(Source code of charts)
# # #

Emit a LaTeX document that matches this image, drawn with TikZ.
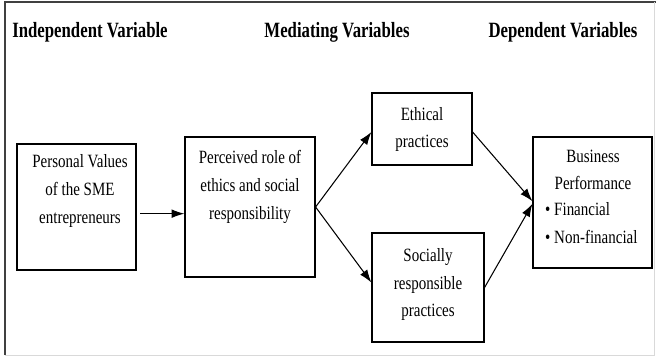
\documentclass[tikz,border=0pt]{standalone}
\usepackage{fontspec}
\setmainfont{Liberation Serif}
\usetikzlibrary{arrows.meta}

% 縦に伸ばした文字
\newcommand{\tallbox}[2][c]{\scalebox{1}[1.25]{\begin{tabular}{@{}#1@{}}#2\end{tabular}}}

\begin{document}
\begin{tikzpicture}[x=0.03cm, y=-0.03cm,
	box/.style={draw, line width=1pt},
	txt/.style={inner sep=0pt, font=\fontsize{12.8}{19}\selectfont},
	head/.style={inner sep=0pt, font=\fontsize{14.3}{16}\selectfont\bfseries},
	arr/.style={line width=0.9pt, -{Latex[length=11pt,width=7.5pt]}}]
				\useasboundingbox (0,0) rectangle (656,357);

				% 枠
				\draw[line width=1.2pt, black!75] (5,355) -- (5,2) -- (656,2);
				\draw[line width=0.6pt, black!15] (5,355) -- (654,355) -- (654,2);

				% 見出し
				\node[head] (h1) at (90,32) {\scalebox{1}[1.3]{Independent Variable}};
				\node[head] (h2) at (337,32) {\scalebox{1}[1.3]{Mediating Variables}};
				\node[head] (h3) at (563,32) {\scalebox{1}[1.3]{Dependent Variables}};

				% 箱
				\node[box, minimum width=3.57cm, minimum height=3.78cm] (pv) at (76.5,207) {};
				\node[box, minimum width=3.9cm, minimum height=4.2cm] (role) at (250,207) {};
				\node[box, minimum width=3.0cm, minimum height=2.16cm] (eth) at (422,129) {};
				\node[box, minimum width=3.36cm, minimum height=3.27cm] (soc) at (428,287.5) {};
				\node[box, minimum width=3.57cm, minimum height=3.93cm] (bp) at (592.5,202.5) {};

				% 線を引く
				\draw[arr] ([xshift=3pt, yshift=-0.2cm]pv.east) -- ([yshift=-0.2cm]role.west);
				\draw[arr] (role.east) -- ([yshift=-0.09cm]eth.west);
				\draw[arr] (role.east) -- ([yshift=0.15cm]soc.west);
				\draw[arr] ([yshift=-0.09cm]eth.east) -- ([yshift=0.04cm]bp.west);
				\draw[arr] (soc.east) -- ([yshift=-0.04cm]bp.west);

				% 文字を入れる
				\node[txt] (pvt) at (80,190) {\tallbox{Personal Values\\of the SME\\entrepreneurs}};
				\node[txt] (rolet) at (250,186) {\tallbox{Perceived role of\\ethics and social\\responsibility}};
				\node[txt] (etht) at (422,128.5) {\tallbox{Ethical\\practices}};
				\node[txt] (soct) at (428,283.5) {\tallbox{Socially\\responsible\\practices}};
				\node[txt] (bpt) at (593,170.5) {\tallbox{Business\\Performance}};
				\node[txt, anchor=west] (bpl) at (545,224) {\tallbox[l]{\textbullet\ Financial\\\textbullet\ Non-financial}};

			\end{tikzpicture}
\end{document}
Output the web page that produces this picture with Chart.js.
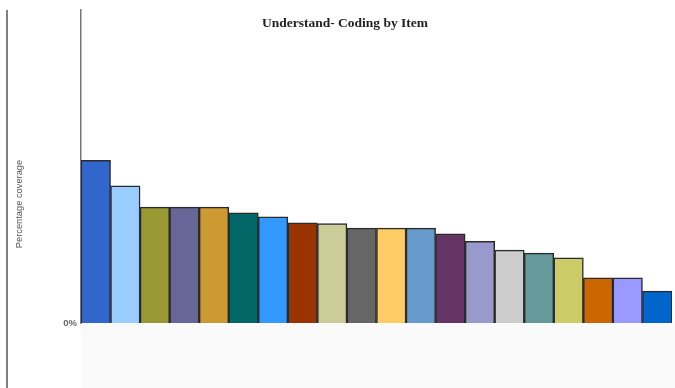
<!DOCTYPE html>
<html>
<head>
<meta charset="utf-8">
<script src="https://cdn.jsdelivr.net/npm/chart.js@4/dist/chart.umd.min.js"></script>
<style>
  html, body { margin: 0; padding: 0; background: #ffffff; }
  #wrap { width: 675px; height: 388px; position: relative; }
</style>
</head>
<body>
<div id="wrap"><canvas id="c"></canvas></div>
<script>
// Items coded under "Understand", sorted by percentage coverage
const items = [
  'Item 1', 'Item 2', 'Item 3', 'Item 4', 'Item 5',
  'Item 6', 'Item 7', 'Item 8', 'Item 9', 'Item 10',
  'Item 11', 'Item 12', 'Item 13', 'Item 14', 'Item 15',
  'Item 16', 'Item 17', 'Item 18', 'Item 19', 'Item 20'
];
const coverage = [
  5.2, 4.38, 3.7, 3.7, 3.7, 3.52, 3.39, 3.2, 3.18, 3.03,
  3.03, 3.03, 2.85, 2.61, 2.33, 2.23, 2.08, 1.44, 1.44, 1.02
];
const itemColors = [
  '#3366cc', '#99ccff', '#999933', '#666699', '#cc9933',
  '#006666', '#3399ff', '#993300', '#cccc99', '#666666',
  '#ffcc66', '#6699cc', '#663366', '#9999cc', '#cccccc',
  '#669999', '#cccc66', '#cc6600', '#9999ff', '#0066cc'
];
const yTickLabels = ['0%'];
const chartTitle = 'Understand- Coding by Item';
const yTitle = 'Percentage coverage';

// Light band under the plot, outer frame line, title and axis caption
const decor = {
  id: 'decor',
  beforeDraw(chart) {
    const { ctx, chartArea } = chart;
    ctx.save();
    ctx.fillStyle = '#fafafa';
    ctx.fillRect(chartArea.left, chartArea.bottom, chart.width - chartArea.left, chart.height - chartArea.bottom);
    ctx.strokeStyle = '#555555';
    ctx.lineWidth = 1.5;
    ctx.beginPath();
    ctx.moveTo(7, 10);
    ctx.lineTo(7, chart.height);
    ctx.stroke();
    ctx.fillStyle = '#222222';
    ctx.font = 'bold 13.5px "Liberation Serif", "Times New Roman", serif';
    ctx.textAlign = 'center';
    ctx.textBaseline = 'middle';
    ctx.fillText(chartTitle, 345, 24);
    ctx.translate(19, 204);
    ctx.rotate(-Math.PI / 2);
    ctx.fillStyle = '#555555';
    ctx.font = '9.3px "Liberation Sans", Arial, sans-serif';
    ctx.fillText(yTitle, 0, 0);
    ctx.restore();
  }
};

new Chart(document.getElementById('c'), {
  type: 'bar',
  data: {
    labels: items,
    datasets: [{
      data: coverage,
      backgroundColor: itemColors,
      borderColor: '#2b2b2b',
      borderWidth: 1.5,
      borderSkipped: 'bottom',
      categoryPercentage: 1.0,
      barPercentage: 1.0
    }]
  },
  options: {
    responsive: true,
    maintainAspectRatio: false,
    animation: false,
    layout: { padding: { top: 10, right: 3, bottom: 65, left: 0 } },
    plugins: {
      legend: { display: false },
      tooltip: { enabled: false },
      title: { display: false }
    },
    scales: {
      x: { display: false },
      y: {
        min: 0,
        max: 10,
        afterBuildTicks(scale) { scale.ticks = [{ value: 0 }]; },
        afterFit(scale) { scale.width = 81; },
        ticks: {
          padding: 4,
          color: '#666666',
          font: { family: 'Liberation Sans, Arial, sans-serif', size: 9.5, weight: 'bold' },
          callback: (v, i) => yTickLabels[i]
        },
        grid: { display: false, drawTicks: false },
        border: { display: true, color: '#777777', width: 1.5 },
        title: { display: false }
      }
    }
  },
  plugins: [decor]
});
</script>
</body>
</html>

# # #

**WRITTEN INSTRUCTION:**
Copy the records above exactly, leaving out every picture.

**EXERCISE SOLUTION:**
Emit a LaTeX document that matches this image, drawn with TikZ.
\documentclass[tikz,border=0pt]{standalone}
\usepackage{fontspec}
\setmainfont{Liberation Serif}
\usetikzlibrary{arrows.meta}

% 縦に伸ばした文字
\newcommand{\tallbox}[2][c]{\scalebox{1}[1.25]{\begin{tabular}{@{}#1@{}}#2\end{tabular}}}

\begin{document}
\begin{tikzpicture}[x=0.03cm, y=-0.03cm,
	box/.style={draw, line width=1pt},
	txt/.style={inner sep=0pt, font=\fontsize{12.8}{19}\selectfont},
	head/.style={inner sep=0pt, font=\fontsize{14.3}{16}\selectfont\bfseries},
	arr/.style={line width=0.9pt, -{Latex[length=11pt,width=7.5pt]}}]
				\useasboundingbox (0,0) rectangle (656,357);

				% 枠
				\draw[line width=1.2pt, black!75] (5,355) -- (5,2) -- (656,2);
				\draw[line width=0.6pt, black!15] (5,355) -- (654,355) -- (654,2);

				% 見出し
				\node[head] (h1) at (90,32) {\scalebox{1}[1.3]{Independent Variable}};
				\node[head] (h2) at (337,32) {\scalebox{1}[1.3]{Mediating Variables}};
				\node[head] (h3) at (563,32) {\scalebox{1}[1.3]{Dependent Variables}};

				% 箱
				\node[box, minimum width=3.57cm, minimum height=3.78cm] (pv) at (76.5,207) {};
				\node[box, minimum width=3.9cm, minimum height=4.2cm] (role) at (250,207) {};
				\node[box, minimum width=3.0cm, minimum height=2.16cm] (eth) at (422,129) {};
				\node[box, minimum width=3.36cm, minimum height=3.27cm] (soc) at (428,287.5) {};
				\node[box, minimum width=3.57cm, minimum height=3.93cm] (bp) at (592.5,202.5) {};

				% 線を引く
				\draw[arr] ([xshift=3pt, yshift=-0.2cm]pv.east) -- ([yshift=-0.2cm]role.west);
				\draw[arr] (role.east) -- ([yshift=-0.09cm]eth.west);
				\draw[arr] (role.east) -- ([yshift=0.15cm]soc.west);
				\draw[arr] ([yshift=-0.09cm]eth.east) -- ([yshift=0.04cm]bp.west);
				\draw[arr] (soc.east) -- ([yshift=-0.04cm]bp.west);

				% 文字を入れる
				\node[txt] (pvt) at (80,190) {\tallbox{Personal Values\\of the SME\\entrepreneurs}};
				\node[txt] (rolet) at (250,186) {\tallbox{Perceived role of\\ethics and social\\responsibility}};
				\node[txt] (etht) at (422,128.5) {\tallbox{Ethical\\practices}};
				\node[txt] (soct) at (428,283.5) {\tallbox{Socially\\responsible\\practices}};
				\node[txt] (bpt) at (593,170.5) {\tallbox{Business\\Performance}};
				\node[txt, anchor=west] (bpl) at (545,224) {\tallbox[l]{\textbullet\ Financial\\\textbullet\ Non-financial}};

			\end{tikzpicture}
\end{document}
Output the web page that produces this picture with Chart.js.
<!DOCTYPE html>
<html>
<head>
<meta charset="utf-8">
<script src="https://cdn.jsdelivr.net/npm/chart.js@4/dist/chart.umd.min.js"></script>
<style>
  html, body { margin: 0; padding: 0; background: #ffffff; }
  #wrap { width: 675px; height: 388px; position: relative; }
</style>
</head>
<body>
<div id="wrap"><canvas id="c"></canvas></div>
<script>
// Items coded under "Understand", sorted by percentage coverage
const items = [
  'Item 1', 'Item 2', 'Item 3', 'Item 4', 'Item 5',
  'Item 6', 'Item 7', 'Item 8', 'Item 9', 'Item 10',
  'Item 11', 'Item 12', 'Item 13', 'Item 14', 'Item 15',
  'Item 16', 'Item 17', 'Item 18', 'Item 19', 'Item 20'
];
const coverage = [
  5.2, 4.38, 3.7, 3.7, 3.7, 3.52, 3.39, 3.2, 3.18, 3.03,
  3.03, 3.03, 2.85, 2.61, 2.33, 2.23, 2.08, 1.44, 1.44, 1.02
];
const itemColors = [
  '#3366cc', '#99ccff', '#999933', '#666699', '#cc9933',
  '#006666', '#3399ff', '#993300', '#cccc99', '#666666',
  '#ffcc66', '#6699cc', '#663366', '#9999cc', '#cccccc',
  '#669999', '#cccc66', '#cc6600', '#9999ff', '#0066cc'
];
const yTickLabels = ['0%'];
const chartTitle = 'Understand- Coding by Item';
const yTitle = 'Percentage coverage';

// Light band under the plot, outer frame line, title and axis caption
const decor = {
  id: 'decor',
  beforeDraw(chart) {
    const { ctx, chartArea } = chart;
    ctx.save();
    ctx.fillStyle = '#fafafa';
    ctx.fillRect(chartArea.left, chartArea.bottom, chart.width - chartArea.left, chart.height - chartArea.bottom);
    ctx.strokeStyle = '#555555';
    ctx.lineWidth = 1.5;
    ctx.beginPath();
    ctx.moveTo(7, 10);
    ctx.lineTo(7, chart.height);
    ctx.stroke();
    ctx.fillStyle = '#222222';
    ctx.font = 'bold 13.5px "Liberation Serif", "Times New Roman", serif';
    ctx.textAlign = 'center';
    ctx.textBaseline = 'middle';
    ctx.fillText(chartTitle, 345, 24);
    ctx.translate(19, 204);
    ctx.rotate(-Math.PI / 2);
    ctx.fillStyle = '#555555';
    ctx.font = '9.3px "Liberation Sans", Arial, sans-serif';
    ctx.fillText(yTitle, 0, 0);
    ctx.restore();
  }
};

new Chart(document.getElementById('c'), {
  type: 'bar',
  data: {
    labels: items,
    datasets: [{
      data: coverage,
      backgroundColor: itemColors,
      borderColor: '#2b2b2b',
      borderWidth: 1.5,
      borderSkipped: 'bottom',
      categoryPercentage: 1.0,
      barPercentage: 1.0
    }]
  },
  options: {
    responsive: true,
    maintainAspectRatio: false,
    animation: false,
    layout: { padding: { top: 10, right: 3, bottom: 65, left: 0 } },
    plugins: {
      legend: { display: false },
      tooltip: { enabled: false },
      title: { display: false }
    },
    scales: {
      x: { display: false },
      y: {
        min: 0,
        max: 10,
        afterBuildTicks(scale) { scale.ticks = [{ value: 0 }]; },
        afterFit(scale) { scale.width = 81; },
        ticks: {
          padding: 4,
          color: '#666666',
          font: { family: 'Liberation Sans, Arial, sans-serif', size: 9.5, weight: 'bold' },
          callback: (v, i) => yTickLabels[i]
        },
        grid: { display: false, drawTicks: false },
        border: { display: true, color: '#777777', width: 1.5 },
        title: { display: false }
      }
    }
  },
  plugins: [decor]
});
</script>
</body>
</html>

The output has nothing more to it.